What makes it unique: COA’s small scale changes the social math. If you’re looking for a campus where people are more likely to know you, notice you, and include you, COA’s size can be a feature, not a limitation. It’s the kind of place where “community” is less abstract and more day-to-day.
#1) Antioch College (Yellow Springs, OH)
Why it made the list: Antioch College is #1 because it offers one of the clearest public indicators of queer campus culture we found: the college reports 82% of students identify as LGBTQ+ and 16% identify as transgender.

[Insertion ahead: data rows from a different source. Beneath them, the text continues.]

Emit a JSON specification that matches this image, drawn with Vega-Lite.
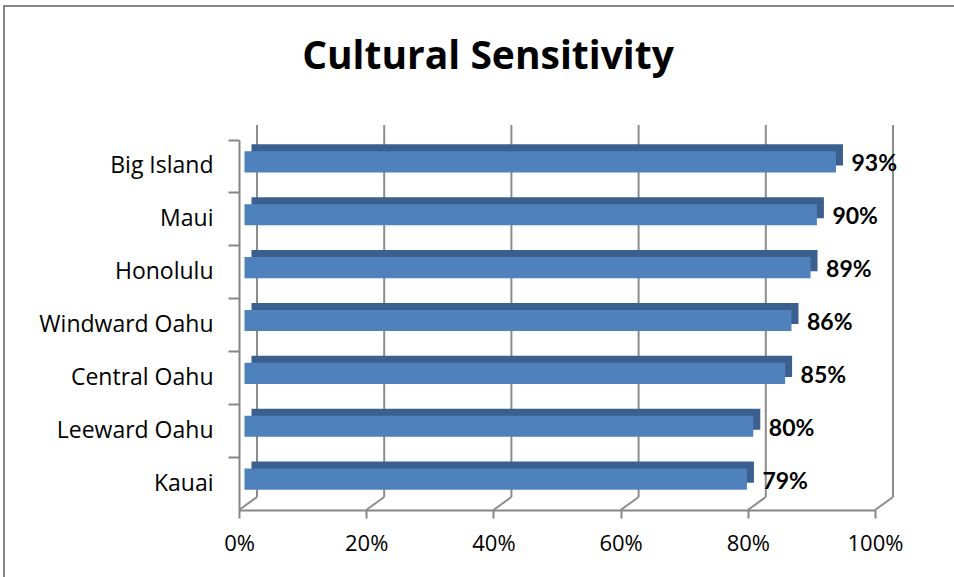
{
  "$schema": "https://vega.github.io/schema/vega-lite/v6.json",
  "autosize": "none",
  "padding": {"left": 4, "top": 6, "right": 0, "bottom": 0},
  "width": 1000,
  "height": 620,
  "background": "white",
  "config": {
    "view": {"stroke": "#868686", "strokeWidth": 2},
    "font": "Open Sans"
  },
  "title": {
    "text": "Cultural Sensitivity",
    "font": "Open Sans",
    "fontSize": 39,
    "fontWeight": "bold",
    "color": "black",
    "anchor": "middle",
    "baseline": "alphabetic",
    "dx": -16,
    "dy": 38,
    "offset": -64
  },
  "datasets": {
    "regions": [
      {"region": "Big Island", "share": 0.93},
      {"region": "Maui", "share": 0.90},
      {"region": "Honolulu", "share": 0.89},
      {"region": "Windward Oahu", "share": 0.86},
      {"region": "Central Oahu", "share": 0.85},
      {"region": "Leeward Oahu", "share": 0.80},
      {"region": "Kauai", "share": 0.79}
    ],
    "grid": [{"v": 0}, {"v": 0.2}, {"v": 0.4}, {"v": 0.6}, {"v": 0.8}, {"v": 1}]
  },
  "resolve": {"scale": {"y": "independent"}},
  "layer": [
    {
      "data": {"name": "grid"},
      "mark": {"type": "rule", "color": "#8c8c8c", "strokeWidth": 2, "xOffset": 18, "yOffset": -13, "y2Offset": -15},
      "encoding": {
        "x": {
          "field": "v", "type": "quantitative",
          "scale": {"domain": [0, 1], "range": [235, 871]},
          "axis": {
            "orient": "bottom", "offset": -116,
            "values": [0, 0.2, 0.4, 0.6, 0.8, 1], "format": ".0%",
            "grid": false, "title": null,
            "domainColor": "#868686", "domainWidth": 2,
            "tickColor": "#868686", "tickWidth": 2, "tickSize": 8,
            "labelFont": "Open Sans", "labelFontSize": 22, "labelColor": "black",
            "labelPadding": 15, "labelFlush": false
          }
        },
        "y": {"datum": 0, "type": "quantitative", "scale": {"domain": [0, 1], "range": [504, 134]}, "axis": null},
        "y2": {"datum": 1}
      }
    },
    {
      "data": {"name": "grid"},
      "mark": {"type": "rule", "color": "#8c8c8c", "strokeWidth": 2, "x2Offset": 18, "y2Offset": -13},
      "encoding": {
        "x": {"field": "v", "type": "quantitative"},
        "x2": {"field": "v"},
        "y": {"datum": 0, "type": "quantitative", "scale": {"domain": [0, 1], "range": [504, 134]}, "axis": null},
        "y2": {"datum": 0}
      }
    },
    {
      "mark": {"type": "rule", "color": "#8c8c8c", "strokeWidth": 2, "x2Offset": 18, "y2Offset": -15},
      "encoding": {
        "x": {"datum": 0, "type": "quantitative"},
        "x2": {"datum": 0},
        "y": {"datum": 1, "type": "quantitative", "scale": {"domain": [0, 1], "range": [504, 134]}, "axis": null},
        "y2": {"datum": 1}
      }
    },
    {
      "mark": {"type": "rule", "color": "#8c8c8c", "strokeWidth": 2, "xOffset": -11},
      "encoding": {
        "x": {"datum": 0, "type": "quantitative"},
        "x2": {"datum": 0},
        "y": {"datum": 0, "type": "quantitative", "scale": {"domain": [0, 1], "range": [504, 134]}, "axis": null},
        "y2": {"datum": 0}
      }
    },
    {
      "data": {"name": "regions"},
      "mark": {"type": "bar", "color": "#3b5f8e", "height": {"band": 0.4}, "xOffset": 12.5, "x2Offset": 12.5, "yOffset": -11.5, "y2Offset": -11.5},
      "encoding": {
        "y": {
          "field": "region", "type": "nominal",
          "scale": {"domain": ["Big Island", "Maui", "Honolulu", "Windward Oahu", "Central Oahu", "Leeward Oahu", "Kauai"], "range": [134, 504], "paddingInner": 0, "paddingOuter": 0},
          "axis": {
            "orient": "left", "offset": -235, "title": null,
            "bandPosition": 0,
            "domainColor": "#868686", "domainWidth": 2,
            "tickColor": "#868686", "tickWidth": 2, "tickSize": 11,
            "labelFont": "Open Sans", "labelFontSize": 23, "labelColor": "black",
            "labelPadding": 15
          }
        },
        "x": {"field": "share", "type": "quantitative"}
      }
    },
    {
      "data": {"name": "regions"},
      "mark": {"type": "bar", "color": "#4f81bd", "height": {"band": 0.4}, "xOffset": 5.5, "x2Offset": 5.5, "yOffset": -4.5, "y2Offset": -4.5},
      "encoding": {
        "y": {
          "field": "region", "type": "nominal",
          "scale": {"domain": ["Big Island", "Maui", "Honolulu", "Windward Oahu", "Central Oahu", "Leeward Oahu", "Kauai"], "range": [134, 504], "paddingInner": 0, "paddingOuter": 0},
          "axis": null
        },
        "x": {"field": "share", "type": "quantitative"}
      }
    },
    {
      "data": {"name": "regions"},
      "mark": {"type": "text", "font": "Lato", "fontSize": 23, "fontWeight": "bold", "color": "black", "align": "left", "baseline": "middle", "dx": 21, "dy": -2},
      "encoding": {
        "y": {
          "field": "region", "type": "nominal",
          "scale": {"domain": ["Big Island", "Maui", "Honolulu", "Windward Oahu", "Central Oahu", "Leeward Oahu", "Kauai"], "range": [134, 504], "paddingInner": 0, "paddingOuter": 0},
          "axis": null
        },
        "x": {"field": "share", "type": "quantitative"},
        "text": {"field": "share", "type": "quantitative", "format": ".0%"}
      }
    }
  ]
}
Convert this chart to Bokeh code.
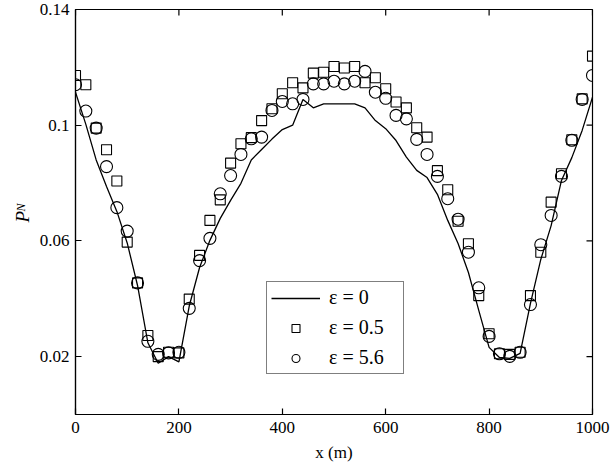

Full disclosure: a donor affiliated with Antioch helped fund this “Queer Spaces in Unexpected Places” campaign, but that didn’t make Antioch placing first a foregone conclusion. So we sent one of our own Youth Voices ambassadors to visit, and what they captured in their visit recap video really cemented things for us. Queer is everywhere on this campus.
Don’t believe us? Just take a look at how they answered our “10 questions every queer student should ask on a campus visit” survey.
What makes it unique: At Antioch, queerness isn’t a sidebar. It’s part of the baseline of campus life. Pair that with a social-justice mindset and real-world learning, and you get a place where a lot of students don’t just find community. They find momentum.